* start Dataset content *
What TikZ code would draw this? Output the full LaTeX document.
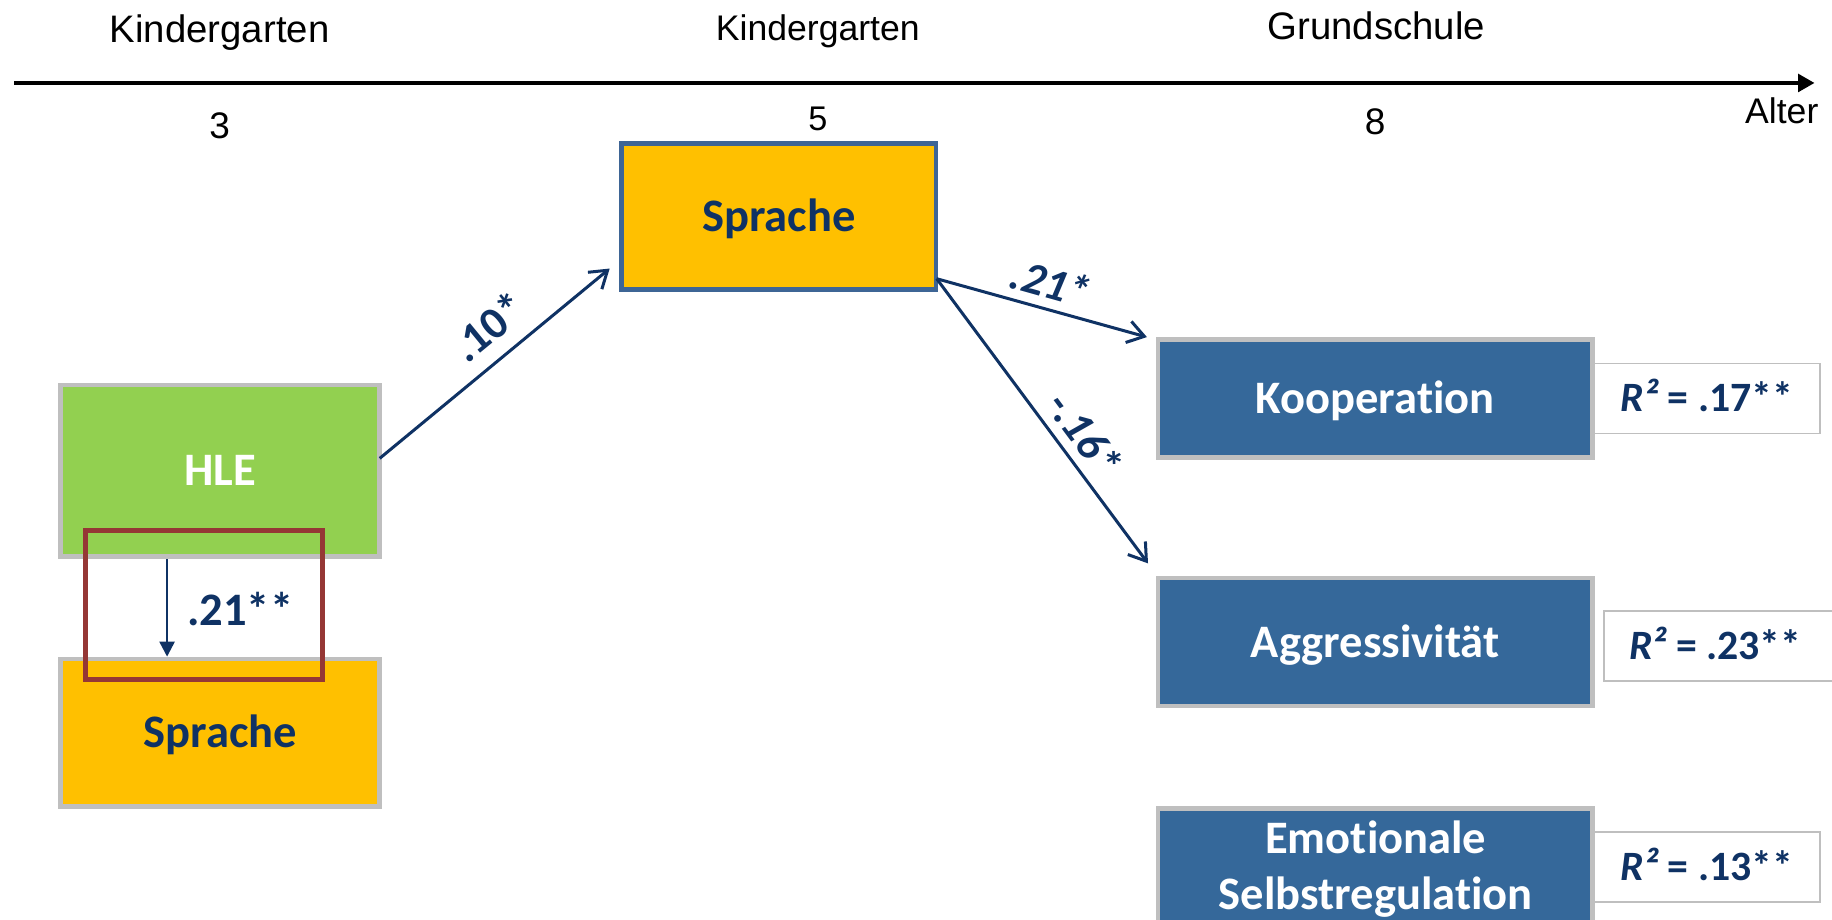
\documentclass[tikz,border=0pt]{standalone}
\usepackage{fontspec}
\setmainfont{Liberation Sans}
\newfontfamily\calib[Ligatures=NoCommon]{Carlito}
\usetikzlibrary{arrows.meta,calc}
\definecolor{mynavy}{HTML}{0F3264}
\definecolor{boxblue}{HTML}{35689A}
\definecolor{boxgray}{HTML}{BFBFBF}
\definecolor{myyellow}{HTML}{FFC000}
\definecolor{mygreen}{HTML}{92D050}
\definecolor{myred}{HTML}{953735}
\definecolor{sprborder}{HTML}{3E6595}
\begin{document}
\begin{tikzpicture}[x=0.3mm,y=-0.3mm,
  hdr/.style={anchor=base,text=black,inner sep=0pt},
  boxbase/.style={draw,line width=3.4pt,inner sep=0pt,font=\calib\bfseries\fontsize{34}{40}\selectfont,text height=21.9pt,text depth=0pt},
  hlebox/.style={boxbase,draw=boxgray,fill=mygreen,text=white},
  sprbox/.style={boxbase,draw=boxgray,fill=myyellow,text=mynavy},
  sprtop/.style={boxbase,draw=sprborder,fill=myyellow,text=mynavy},
  outbox/.style={boxbase,draw=boxgray,fill=boxblue,text=white},
  rbox/.style={draw=boxgray,line width=1.2pt,fill=white,inner sep=0pt,text=mynavy,font=\calib\bfseries\fontsize{30.5}{36}\selectfont,text height=19.6pt,text depth=0pt,minimum width=57.9mm,minimum height=18mm},
  outtxt/.style={anchor=base,inner sep=0pt,text=white,font=\calib\bfseries\fontsize{34}{40}\selectfont},
  conn/.style={draw=mynavy,line width=2.2pt,-{Straight Barb[length=12pt,width=16pt]}},
  lbl/.style={inner sep=0pt,text=mynavy,font=\calib\bfseries\fontsize{33}{38}\selectfont},
  hilite/.style={draw=myred,line width=3.6pt,inner sep=0pt,minimum width=60.8mm,minimum height=38.1mm}
]
\useasboundingbox (0,0) rectangle (1568,787);
\clip (0,0) rectangle (1568,787);

% timeline
\coordinate (tl0) at (12,71);
\coordinate (tl1) at (1553,71);
\draw[line width=2.4pt,-{Triangle[length=12pt,width=13pt]}] (tl0) -- (tl1);

\node[hdr,font=\fontsize{28}{32}\selectfont] (k1) at (188,36.5) {Kindergarten};
\node[hdr,font=\fontsize{26}{30}\selectfont] (k2) at (700,35) {Kindergarten};
\node[hdr,font=\fontsize{28}{32}\selectfont] (gs) at (1178,33.7) {Grundschule};
\node[hdr,font=\fontsize{27}{32}\selectfont] (n3) at (188,118.4) {3};
\node[hdr,font=\fontsize{25}{30}\selectfont] (n5) at (700,111.8) {5};
\node[hdr,font=\fontsize{27}{32}\selectfont] (n8) at (1177,115.5) {8};
\node[hdr,font=\fontsize{26}{30}\selectfont] (alter) at (1525,106) {Alter};

% R^2 boxes (behind)
\node[rbox] (r1) at (1461,341) {{\itshape R²} = .17**};
\node[rbox,minimum width=60mm] (r2) at (1473,553) {\hspace*{-3mm}{\itshape R²} = .23**};
\node[rbox] (r3) at (1461,742.2) {{\itshape R²} = .13**};

% boxes
\node[hlebox,minimum width=81.9mm,minimum height=44.1mm] (hle) at (188.5,403) {HLE};
\node[sprbox,minimum width=81.9mm,minimum height=37.8mm] (spr1) at (188.5,627) {Sprache};
\node[sprtop,minimum width=80.7mm,minimum height=37.65mm] (spr2) at (666.5,185.3) {Sprache};
\node[outbox,minimum width=111.5mm,minimum height=30.3mm] (koop) at (1177,341) {Kooperation};
\node[outbox,minimum width=111.5mm,minimum height=32.9mm] (agg) at (1177,549.5) {Aggressivität};
\node[outbox,minimum width=111.5mm,minimum height=33mm] (emo) at (1177,746.8) {};
\node[outtxt] (emo1) at (1177.5,730.8) {Emotionale};
\node[outtxt] (emo2) at (1177.5,778) {Selbstregulation};

% highlight and vertical arrow
\node[hilite] (hl) at (174.75,517.8) {};
\coordinate (ax) at (143,0);
\draw[draw=mynavy,line width=1.8pt,-{Triangle[length=11pt,width=11pt]}] (hle.south -| ax) -- (spr1.north -| ax);
\node[inner sep=0pt,anchor=base,text=mynavy,font=\calib\bfseries\fontsize{34}{40}\selectfont] (l0) at (205.7,535) {.21**};

% connectors
\draw[conn] ($(hle.east)+(-2,-10.7)$) -- ($(spr2.south west)+(-8.2,-20.2)$);
\draw[conn] ($(spr2.south east)+(-1.3,-11.5)$) -- ($(koop.north west)+(-7.5,0)$);
\draw[conn] ($(spr2.south east)+(-1.3,-11.5)$) -- ($(agg.north west)+(-6.6,-10.5)$);

\node[lbl,rotate=39.4] (l1) at (418,279.6) {.10*};
\node[lbl,rotate=-15.7] (l2) at (899.4,241.8) {\itshape .21*};
\node[lbl,rotate=-53.4] (l3) at (928.6,371) {\itshape -.16*};
\end{tikzpicture}
\end{document}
* end Dataset content *
## The request
Give the data above again in full and unchanged, skipping the pictures.

## Output for this task
What TikZ code would draw this? Output the full LaTeX document.
\documentclass[tikz,border=0pt]{standalone}
\usepackage{fontspec}
\setmainfont{Liberation Sans}
\newfontfamily\calib[Ligatures=NoCommon]{Carlito}
\usetikzlibrary{arrows.meta,calc}
\definecolor{mynavy}{HTML}{0F3264}
\definecolor{boxblue}{HTML}{35689A}
\definecolor{boxgray}{HTML}{BFBFBF}
\definecolor{myyellow}{HTML}{FFC000}
\definecolor{mygreen}{HTML}{92D050}
\definecolor{myred}{HTML}{953735}
\definecolor{sprborder}{HTML}{3E6595}
\begin{document}
\begin{tikzpicture}[x=0.3mm,y=-0.3mm,
  hdr/.style={anchor=base,text=black,inner sep=0pt},
  boxbase/.style={draw,line width=3.4pt,inner sep=0pt,font=\calib\bfseries\fontsize{34}{40}\selectfont,text height=21.9pt,text depth=0pt},
  hlebox/.style={boxbase,draw=boxgray,fill=mygreen,text=white},
  sprbox/.style={boxbase,draw=boxgray,fill=myyellow,text=mynavy},
  sprtop/.style={boxbase,draw=sprborder,fill=myyellow,text=mynavy},
  outbox/.style={boxbase,draw=boxgray,fill=boxblue,text=white},
  rbox/.style={draw=boxgray,line width=1.2pt,fill=white,inner sep=0pt,text=mynavy,font=\calib\bfseries\fontsize{30.5}{36}\selectfont,text height=19.6pt,text depth=0pt,minimum width=57.9mm,minimum height=18mm},
  outtxt/.style={anchor=base,inner sep=0pt,text=white,font=\calib\bfseries\fontsize{34}{40}\selectfont},
  conn/.style={draw=mynavy,line width=2.2pt,-{Straight Barb[length=12pt,width=16pt]}},
  lbl/.style={inner sep=0pt,text=mynavy,font=\calib\bfseries\fontsize{33}{38}\selectfont},
  hilite/.style={draw=myred,line width=3.6pt,inner sep=0pt,minimum width=60.8mm,minimum height=38.1mm}
]
\useasboundingbox (0,0) rectangle (1568,787);
\clip (0,0) rectangle (1568,787);

% timeline
\coordinate (tl0) at (12,71);
\coordinate (tl1) at (1553,71);
\draw[line width=2.4pt,-{Triangle[length=12pt,width=13pt]}] (tl0) -- (tl1);

\node[hdr,font=\fontsize{28}{32}\selectfont] (k1) at (188,36.5) {Kindergarten};
\node[hdr,font=\fontsize{26}{30}\selectfont] (k2) at (700,35) {Kindergarten};
\node[hdr,font=\fontsize{28}{32}\selectfont] (gs) at (1178,33.7) {Grundschule};
\node[hdr,font=\fontsize{27}{32}\selectfont] (n3) at (188,118.4) {3};
\node[hdr,font=\fontsize{25}{30}\selectfont] (n5) at (700,111.8) {5};
\node[hdr,font=\fontsize{27}{32}\selectfont] (n8) at (1177,115.5) {8};
\node[hdr,font=\fontsize{26}{30}\selectfont] (alter) at (1525,106) {Alter};

% R^2 boxes (behind)
\node[rbox] (r1) at (1461,341) {{\itshape R²} = .17**};
\node[rbox,minimum width=60mm] (r2) at (1473,553) {\hspace*{-3mm}{\itshape R²} = .23**};
\node[rbox] (r3) at (1461,742.2) {{\itshape R²} = .13**};

% boxes
\node[hlebox,minimum width=81.9mm,minimum height=44.1mm] (hle) at (188.5,403) {HLE};
\node[sprbox,minimum width=81.9mm,minimum height=37.8mm] (spr1) at (188.5,627) {Sprache};
\node[sprtop,minimum width=80.7mm,minimum height=37.65mm] (spr2) at (666.5,185.3) {Sprache};
\node[outbox,minimum width=111.5mm,minimum height=30.3mm] (koop) at (1177,341) {Kooperation};
\node[outbox,minimum width=111.5mm,minimum height=32.9mm] (agg) at (1177,549.5) {Aggressivität};
\node[outbox,minimum width=111.5mm,minimum height=33mm] (emo) at (1177,746.8) {};
\node[outtxt] (emo1) at (1177.5,730.8) {Emotionale};
\node[outtxt] (emo2) at (1177.5,778) {Selbstregulation};

% highlight and vertical arrow
\node[hilite] (hl) at (174.75,517.8) {};
\coordinate (ax) at (143,0);
\draw[draw=mynavy,line width=1.8pt,-{Triangle[length=11pt,width=11pt]}] (hle.south -| ax) -- (spr1.north -| ax);
\node[inner sep=0pt,anchor=base,text=mynavy,font=\calib\bfseries\fontsize{34}{40}\selectfont] (l0) at (205.7,535) {.21**};

% connectors
\draw[conn] ($(hle.east)+(-2,-10.7)$) -- ($(spr2.south west)+(-8.2,-20.2)$);
\draw[conn] ($(spr2.south east)+(-1.3,-11.5)$) -- ($(koop.north west)+(-7.5,0)$);
\draw[conn] ($(spr2.south east)+(-1.3,-11.5)$) -- ($(agg.north west)+(-6.6,-10.5)$);

\node[lbl,rotate=39.4] (l1) at (418,279.6) {.10*};
\node[lbl,rotate=-15.7] (l2) at (899.4,241.8) {\itshape .21*};
\node[lbl,rotate=-53.4] (l3) at (928.6,371) {\itshape -.16*};
\end{tikzpicture}
\end{document}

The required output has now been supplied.